Python data preparation recipes. Each corpus has a dedicated Python file in lhotse/recipes, which you can use as the basis for your own recipe.

Hint

(optional) Downloading utility. For publicly available corpora that can be freely downloaded, we usually define a function called download_<corpus-name>().

Hint

Data preparation Python entry-point. Each data preparation recipe should expose a single function called prepare_<corpus-name>, that produces dicts like: {'recordings': <RecordingSet>, 'supervisions': <SupervisionSet>}.

Hint

CLI recipe wrappers. We provide a command-line interface that wraps the download and prepare functions -- see lhotse/bin/modes/recipes for examples of how to do it.

Hint

Pre-defined train/dev/test splits. When a corpus defines standard split (e.g. train/dev/test), we return a dict with the following structure: {'train': {'recordings': <RecordingSet>, 'supervisions': <SupervisionSet>}, 'dev': ...}

Hint

Manifest naming convention. The default naming convention is <corpus-name>_<manifest-type>_<split>.jsonl.gz, i.e., we save the manifests in a compressed JSONL file. Here, <manifest-type> can be recordings, supervisions, etc., and <split> can be train, dev, test, etc.
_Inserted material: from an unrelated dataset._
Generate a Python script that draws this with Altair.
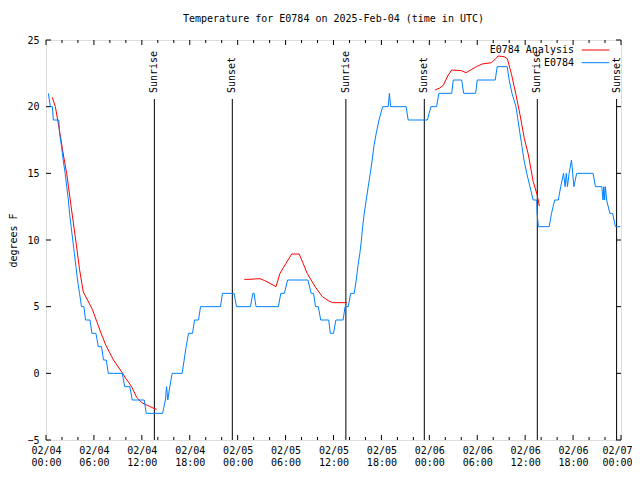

In case the corpus has no such split defined, we can use all as default. Other information, e.g., mic type, language, etc. may be included in the <corpus-name>. Some examples are: cmu-indic_recordings_all.jsonl.gz, ami-ihm_supervisions_dev.jsonl.gz, mtedx-english_recordings_train.jsonl.gz.

Hint

Isolated utterance corpora. Some corpora (like LibriSpeech) come with pre-segmented recordings. In these cases, the ~lhotse.supervision.SupervisionSegment will exactly match the ~lhotse.recording.Recording duration (and there will likely be exactly one segment corresponding to any recording).

Hint

Conversational corpora. Corpora with longer recordings (e.g. conversational, like Switchboard) should have exactly one ~lhotse.audio.Recording object corresponding to a single conversation/session, that spans its whole duration. Each speech segment in that recording should be represented as a ~lhotse.supervision.SupervisionSegment with the same recording_id value.

Hint

Multi-channel corpora. Corpora with multiple channels for each session (e.g. AMI) should have a single ~lhotse.audio.Recording with multiple ~lhotse.audio.AudioSource objects --each corresponding to a separate channel. Remember to make the ~lhotse.supervision.SupervisionSegment objects correspond to the right channels!